The way we build is changing, and that is good news for the planet. Architects, developers, and owners now have practical options that shrink both upfront and long-term emissions.
Smarter material picks, better design, and tighter operations work together to cut impact without sacrificing strength or cost control.

Why Smart Choices Matter
Every project sets a carbon path on day one. Choosing lower-carbon assemblies and weaving in sustainable timber where it fits the brief can reduce emissions before the building opens. From there, smart operations keep the savings rolling year after year and build resilience into the asset.
Early material decisions influence embodied carbon and long-term maintenance and retrofit potential.
Designs that prioritize efficiency upfront avoid costly changes later when standards tighten, or energy prices rise. Thoughtful specification can improve indoor comfort and durability, extending the useful life of the structure.
Rethinking Materials
Wood is more than a niche choice. A recent analysis from the Yale School of the Environment noted that swapping a significant share of new urban buildings to mass timber like CLT could avoid vast amounts of CO₂ by storing carbon and displacing high-carbon materials.
That level of substitution would encourage better forest management and supply chains that reward responsible harvesting.
Mass timber performs well for mid-rise offices, schools, and multifamily. It installs quickly, is light on foundations, and supports biophilic design that people enjoy.
Peer-reviewed work in PLOS ONE has linked timber substitution with sizable annual emissions benefits when it replaces conventional steel and concrete systems at scale.

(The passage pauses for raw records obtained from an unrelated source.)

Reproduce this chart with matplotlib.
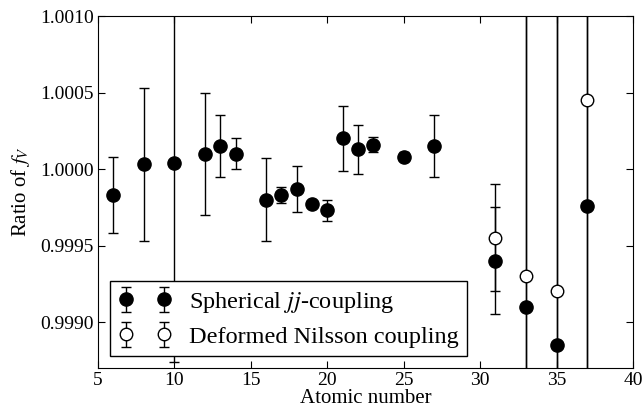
import numpy as np
import matplotlib
matplotlib.use("Agg")
import matplotlib.pyplot as plt

plt.rcParams['font.family'] = ['Liberation Serif', 'DejaVu Serif']
plt.rcParams['mathtext.fontset'] = 'stix'

# Spherical jj-coupling (filled)
z_sph = [6, 8, 10, 12, 13, 14, 16, 17, 18, 19, 20, 21, 22, 23, 25, 27, 31, 33, 35, 37]
r_sph = [0.99983, 1.00003, 1.00004, 1.00010, 1.00015, 1.00010, 0.99980, 0.99983,
         0.99987, 0.99977, 0.99973, 1.00020, 1.00013, 1.00016, 1.00008, 1.00015,
         0.99940, 0.99910, 0.99885, 0.99976]
e_sph = [0.00025, 0.00050, 0.00130, 0.00040, 0.00020, 0.00010, 0.00027, 0.00005,
         0.00015, 0.00002, 0.00007, 0.00021, 0.00016, 0.00005, 0.00003, 0.00020,
         0.00035, 0.00500, 0.00500, 0.00500]

# Deformed Nilsson coupling (open)
z_def = [31, 33, 35, 37]
r_def = [0.99955, 0.99930, 0.99920, 1.00045]
e_def = [0.00035, 0.00500, 0.00500, 0.00500]

fig = plt.figure(figsize=(6.42, 4.15), dpi=100)
ax = fig.add_axes([0.1527, 0.1133, 0.8333, 0.8481])

ax.errorbar(z_sph, r_sph, yerr=e_sph, fmt='o', color='black', ms=9.5,
            capsize=3.5, elinewidth=1, capthick=1, label='Spherical $jj$-coupling')
ax.errorbar(z_def, r_def, yerr=e_def, fmt='o', color='black', mfc='white', ms=9,
            capsize=3.5, elinewidth=1, capthick=1, label='Deformed Nilsson coupling')

ax.set_xlim(5, 40)
ax.set_ylim(0.99870, 1.00100)
ax.set_xticks(np.arange(5, 41, 5))
ax.set_yticks([0.9990, 0.9995, 1.0000, 1.0005, 1.0010])
ax.set_yticklabels(['0.9990', '0.9995', '1.0000', '1.0005', '1.0010'])
ax.tick_params(direction='in', top=True, right=True, length=5, labelsize=14, pad=3)
ax.set_xlabel('Atomic number', fontsize=15, labelpad=0)
ax.set_ylabel('Ratio of $f_V$', fontsize=15, labelpad=6)

leg = ax.legend(loc='lower left', numpoints=2, fontsize=17.5, fancybox=False,
                edgecolor='black', framealpha=1, bbox_to_anchor=(0.022, 0.033),
                borderaxespad=0, handlelength=2.2, handletextpad=0.7,
                labelspacing=0.45, borderpad=0.35)
leg.get_frame().set_linewidth(1)

fig.savefig('out.png', dpi=100)
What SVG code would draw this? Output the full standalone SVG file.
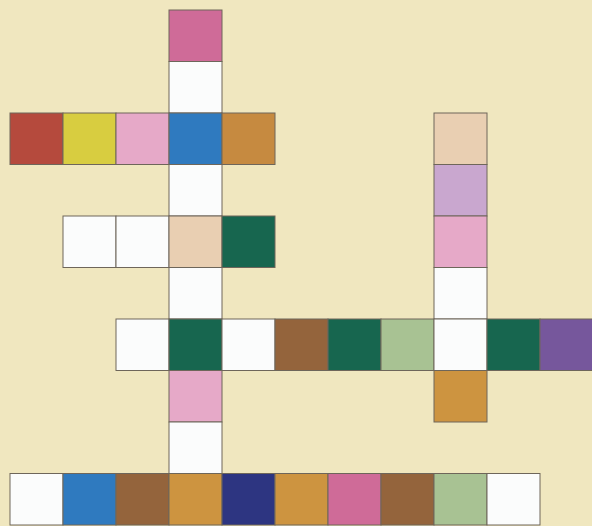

Cutting The Carbon In Concrete
Concrete will remain important, but its footprint can drop fast with targeted changes. A technical review from the National Renewable Energy Laboratory highlights that cement is a major global emitter, with roughly half of concrete’s emissions tied to calcination in clinker production.
Blended binders and performance-based specs make it possible to cut cement content as you meet strength and durability needs.
Supplementary cementitious materials like slag, fly ash, and calcined clays can replace a meaningful share of clinker with proven results. Mix optimization, right-sizing strength classes, and avoiding overdesign further trim emissions without affecting performance.
Producers are scaling carbon-cured and carbon-mineralized concretes that lock CO₂ into the matrix. Early collaboration between engineers, contractors, and suppliers is key to approving lower-carbon mixes before procurement locks in defaults.
Smarter Mixes And Specs
Research published by Springer indicates that low-carbon concrete mixes can trim emissions by about one-third to one-half relative to conventional recipes.
The practical moves include adding supplementary cementitious materials, optimizing aggregate gradation, and using admixtures to achieve performance without excess cement.
Designing For Circularity
Materials are not single-use by default.
A report on the built environment from McKinsey suggests that circular strategies like design-for-disassembly, reuse marketplaces, and modular elements could eliminate a meaningful share of embodied emissions this decade, with even larger gains by mid-century.
Circular design reduces waste hauling and keeps more value locked in components.
Practical Circular Moves
- Standardize floor-to-floor heights and structural grids to allow reuse later
- Favor mechanical fasteners where possible to simplify deconstruction
- Tag key materials digitally to track quantities and reuse potential
- Arrange take-back agreements for ceilings, carpet, and facade units
Wood Cities And Urban Potential
Cities adopting timber at scale are already testing what the next wave can look like. Reporting from TIME has profiled a major European district where stacked wood neighborhoods cut local construction emissions, speed assembly, and add warmth to streets.
These projects show that climate-smart building can be mainstream, not a niche experiment.

How To Start Making Better Choices
Teams do not need a perfect plan to deliver real reductions. Modeling summarized in ScienceDirect shows that applying available solutions across design, materials, and logistics can yield nearly half cuts in upfront carbon compared with business-as-usual.
Start with a clear baseline, set intensity targets per square meter, and lock low-carbon decisions early so they survive value engineering.
Prioritize measures with the biggest impact first, such as structural systems, concrete mixes, and material quantities. Assign ownership so each decision has a clear champion accountable for the outcome.
Engage suppliers early to confirm availability and cost implications before designs are finalized. Track decisions against the baseline throughout the project to prevent quiet backsliding.
Small, disciplined choices made early compound into meaningful reductions by the time construction begins.
A Simple Roadmap
Begin with the structure, since it drives most embodied carbon. Use timber where structurally and economically sound, dial down cement in concrete, and right-size steel with efficient framing.
Pair those choices with circular planning and smart procurement, and your building will carry a lighter footprint from day one.
A building that treads lightly is not just possible, it is practical. With proven materials and methods available now, the fastest path is to pick a few high-impact moves and apply them consistently.
Each smart choice compounds across the project, and across the city, until better building becomes the norm.